From education to employment

Susan Pember discusses her four pressing issues in Adult Education

We chat with Dr Susan Pember, Director of Policy at HOLEX about her four pressing issues that the UK faces, which adult education and training can help resolve. We caught up with Susan just after her speech at the AELP annual conference. She left the stage after rousing applause for highlighting, to SFA and EFA Chief Peter Lauener, her views on the current Apprenticeship end point assessments. She commented during the Q&A ‘It’s morally wrong to start an apprentice on a programme when you don’t know how they are going to be tested at the end”.  

Susan who previously spent 13 years at BIS, is a highly regarded education strategist across the sector, was in top form, so we asked her to highlight her four pressing issues in Adult Education. During her speech Susan set the scene “Adult learners are not really catered for in the English system.  Yes, we have some finding, but no policy and it relies on whether LA’s want to do it, so this leads to patchy coverage. Yes, the Apprenticeship programme is open to the slightly older person, but constantly comes under criticism for doing so and colleges seem to have diverted their energy ito 16-24. This policy vacuum is building up problems for the future”.

Please click on the video below to hear Susan’s four pressing issues in Adult Education:

The four issues that Susan highlights are:

1) Low productivity: The apprenticeship programme will help, but the main issue is  with the 1 in 5 in the workforce who have poor literacy and numeracy skills, which results in too many mistakes and poor productivity.  In her speech Susan highlighted “Whatever you think of Train to Gain, in its last year it did facilitate a million adults to a level 2.”

2) Length of time in work: We are all expecting to work into our late 60’s. But, we can’t all expect to do the job that we trained for in our 20’s. It needs to be accepted that we will change our careers and need a system that caters for re-training. For example, a system giving tax breaks for learning made an accepted element in a career path. This is not a sign of failure – just a recognised step in a normal career path. 

3) Integration in society and work: Susan explains that more needs to be done on integration in society and work. We need to rebalance social harmony. The workplace and education are key to this. Employers need to recognise their role in ensuring their workers speak English and are tolerant to different cultures and behaviours. 
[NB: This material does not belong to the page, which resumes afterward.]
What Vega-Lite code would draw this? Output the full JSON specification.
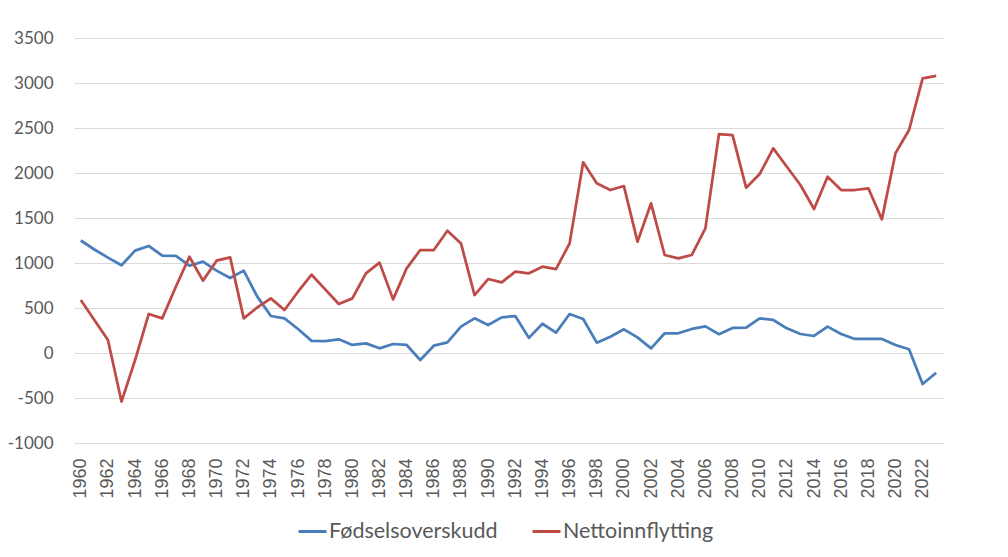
{
  "$schema": "https://vega.github.io/schema/vega-lite/v6.json",
  "width": 869,
  "height": 405,
  "autosize": {"type": "none"},
  "padding": {"left": 74, "top": 38, "right": 65, "bottom": 114},
  "background": "white",
  "data": {"values": [
    {"year":1960,"Fødselsoverskudd":1250,"Nettoinnflytting":589},
    {"year":1961,"Fødselsoverskudd":1150,"Nettoinnflytting":367},
    {"year":1962,"Fødselsoverskudd":1060,"Nettoinnflytting":144},
    {"year":1963,"Fødselsoverskudd":975,"Nettoinnflytting":-541},
    {"year":1964,"Fødselsoverskudd":1137,"Nettoinnflytting":-78},
    {"year":1965,"Fødselsoverskudd":1189,"Nettoinnflytting":433},
    {"year":1966,"Fødselsoverskudd":1081,"Nettoinnflytting":385},
    {"year":1967,"Fødselsoverskudd":1078,"Nettoinnflytting":737},
    {"year":1968,"Fødselsoverskudd":970,"Nettoinnflytting":1070},
    {"year":1969,"Fødselsoverskudd":1015,"Nettoinnflytting":804},
    {"year":1970,"Fødselsoverskudd":915,"Nettoinnflytting":1026},
    {"year":1971,"Fødselsoverskudd":833,"Nettoinnflytting":1063},
    {"year":1972,"Fødselsoverskudd":915,"Nettoinnflytting":385},
    {"year":1973,"Fødselsoverskudd":626,"Nettoinnflytting":507},
    {"year":1974,"Fødselsoverskudd":411,"Nettoinnflytting":607},
    {"year":1975,"Fødselsoverskudd":385,"Nettoinnflytting":478},
    {"year":1976,"Fødselsoverskudd":267,"Nettoinnflytting":681},
    {"year":1977,"Fødselsoverskudd":135,"Nettoinnflytting":870},
    {"year":1978,"Fødselsoverskudd":133,"Nettoinnflytting":707},
    {"year":1979,"Fødselsoverskudd":152,"Nettoinnflytting":544},
    {"year":1980,"Fødselsoverskudd":89,"Nettoinnflytting":607},
    {"year":1981,"Fødselsoverskudd":107,"Nettoinnflytting":885},
    {"year":1982,"Fødselsoverskudd":52,"Nettoinnflytting":1004},
    {"year":1983,"Fødselsoverskudd":100,"Nettoinnflytting":596},
    {"year":1984,"Fødselsoverskudd":89,"Nettoinnflytting":941},
    {"year":1985,"Fødselsoverskudd":-78,"Nettoinnflytting":1144},
    {"year":1986,"Fødselsoverskudd":81,"Nettoinnflytting":1144},
    {"year":1987,"Fødselsoverskudd":118,"Nettoinnflytting":1359},
    {"year":1988,"Fødselsoverskudd":293,"Nettoinnflytting":1218},
    {"year":1989,"Fødselsoverskudd":385,"Nettoinnflytting":644},
    {"year":1990,"Fødselsoverskudd":311,"Nettoinnflytting":822},
    {"year":1991,"Fødselsoverskudd":396,"Nettoinnflytting":785},
    {"year":1992,"Fødselsoverskudd":411,"Nettoinnflytting":904},
    {"year":1993,"Fødselsoverskudd":168,"Nettoinnflytting":885},
    {"year":1994,"Fødselsoverskudd":325,"Nettoinnflytting":959},
    {"year":1995,"Fødselsoverskudd":226,"Nettoinnflytting":933},
    {"year":1996,"Fødselsoverskudd":433,"Nettoinnflytting":1218},
    {"year":1997,"Fødselsoverskudd":378,"Nettoinnflytting":2119},
    {"year":1998,"Fødselsoverskudd":115,"Nettoinnflytting":1885},
    {"year":1999,"Fødselsoverskudd":181,"Nettoinnflytting":1811},
    {"year":2000,"Fødselsoverskudd":263,"Nettoinnflytting":1855},
    {"year":2001,"Fødselsoverskudd":174,"Nettoinnflytting":1237},
    {"year":2002,"Fødselsoverskudd":52,"Nettoinnflytting":1663},
    {"year":2003,"Fødselsoverskudd":219,"Nettoinnflytting":1089},
    {"year":2004,"Fødselsoverskudd":219,"Nettoinnflytting":1052},
    {"year":2005,"Fødselsoverskudd":267,"Nettoinnflytting":1089},
    {"year":2006,"Fødselsoverskudd":296,"Nettoinnflytting":1385},
    {"year":2007,"Fødselsoverskudd":209,"Nettoinnflytting":2433},
    {"year":2008,"Fødselsoverskudd":278,"Nettoinnflytting":2420},
    {"year":2009,"Fødselsoverskudd":281,"Nettoinnflytting":1837},
    {"year":2010,"Fødselsoverskudd":385,"Nettoinnflytting":1989},
    {"year":2011,"Fødselsoverskudd":367,"Nettoinnflytting":2274},
    {"year":2012,"Fødselsoverskudd":274,"Nettoinnflytting":2070},
    {"year":2013,"Fødselsoverskudd":211,"Nettoinnflytting":1867},
    {"year":2014,"Fødselsoverskudd":189,"Nettoinnflytting":1600},
    {"year":2015,"Fødselsoverskudd":293,"Nettoinnflytting":1959},
    {"year":2016,"Fødselsoverskudd":211,"Nettoinnflytting":1811},
    {"year":2017,"Fødselsoverskudd":156,"Nettoinnflytting":1811},
    {"year":2018,"Fødselsoverskudd":156,"Nettoinnflytting":1830},
    {"year":2019,"Fødselsoverskudd":156,"Nettoinnflytting":1485},
    {"year":2020,"Fødselsoverskudd":89,"Nettoinnflytting":2219},
    {"year":2021,"Fødselsoverskudd":41,"Nettoinnflytting":2478},
    {"year":2022,"Fødselsoverskudd":-344,"Nettoinnflytting":3052},
    {"year":2023,"Fødselsoverskudd":-219,"Nettoinnflytting":3078}
  ]},
  "transform": [
    {"fold": ["Fødselsoverskudd", "Nettoinnflytting"], "as": ["series", "value"]}
  ],
  "mark": {"type": "line", "strokeWidth": 2.75, "strokeJoin": "round"},
  "encoding": {
    "x": {
      "field": "year",
      "type": "ordinal",
      "scale": {"type": "point", "padding": 0.5},
      "axis": {
        "title": null,
        "labelAngle": 270,
        "labelExpr": "datum.value % 2 == 0 ? datum.label : ''",
        "labelFont": "Liberation Sans",
        "labelFontSize": 18,
        "labelColor": "#595959",
        "labelPadding": 15,
        "labelOverlap": false,
        "labelLimit": 200,
        "ticks": false,
        "domain": true,
        "domainColor": "#d9d9d9",
        "grid": false
      }
    },
    "y": {
      "field": "value",
      "type": "quantitative",
      "scale": {"domain": [-1000, 3500], "nice": false, "zero": false},
      "axis": {
        "title": null,
        "values": [-1000, -500, 0, 500, 1000, 1500, 2000, 2500, 3000, 3500],
        "labelExpr": "'' + datum.value",
        "labelFont": "Lato",
        "labelFontSize": 17,
        "labelColor": "#595959",
        "labelPadding": 21,
        "ticks": false,
        "domain": false,
        "grid": true,
        "gridColor": "#d9d9d9",
        "gridWidth": 1
      }
    },
    "color": {
      "field": "series",
      "type": "nominal",
      "scale": {"domain": ["Fødselsoverskudd", "Nettoinnflytting"], "range": ["#4a7ebb", "#be4b48"]},
      "legend": {
        "title": null,
        "orient": "none",
        "direction": "horizontal",
        "legendX": 223,
        "legendY": 478,
        "symbolType": "stroke",
        "symbolSize": 784,
        "symbolStrokeWidth": 3,
        "labelFont": "Lato",
        "labelFontSize": 21.5,
        "labelLimit": 400,
        "labelColor": "#595959",
        "labelOffset": 1,
        "columnPadding": 28
      }
    }
  },
  "config": {"view": {"stroke": null}}
}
4) How education and learning are the key to better health and wellbeing: Susan explains that soon the over 60’s will be our country’s largest socio-economic group. As a country, we need to start planning on how education can help improve their quality of life while at the same time not losing their skills and experience. We know from research into wellbeing it is better to be active in learning because it aids mental health, stops depression and improves integration. So should we consider what other countries have started to implement with policies that cover education and health. Some are looking to harness experience by arranging buddying up with younger less experienced employees and others (like France) are building policy and infrastructure for the ‘Silver Economy’.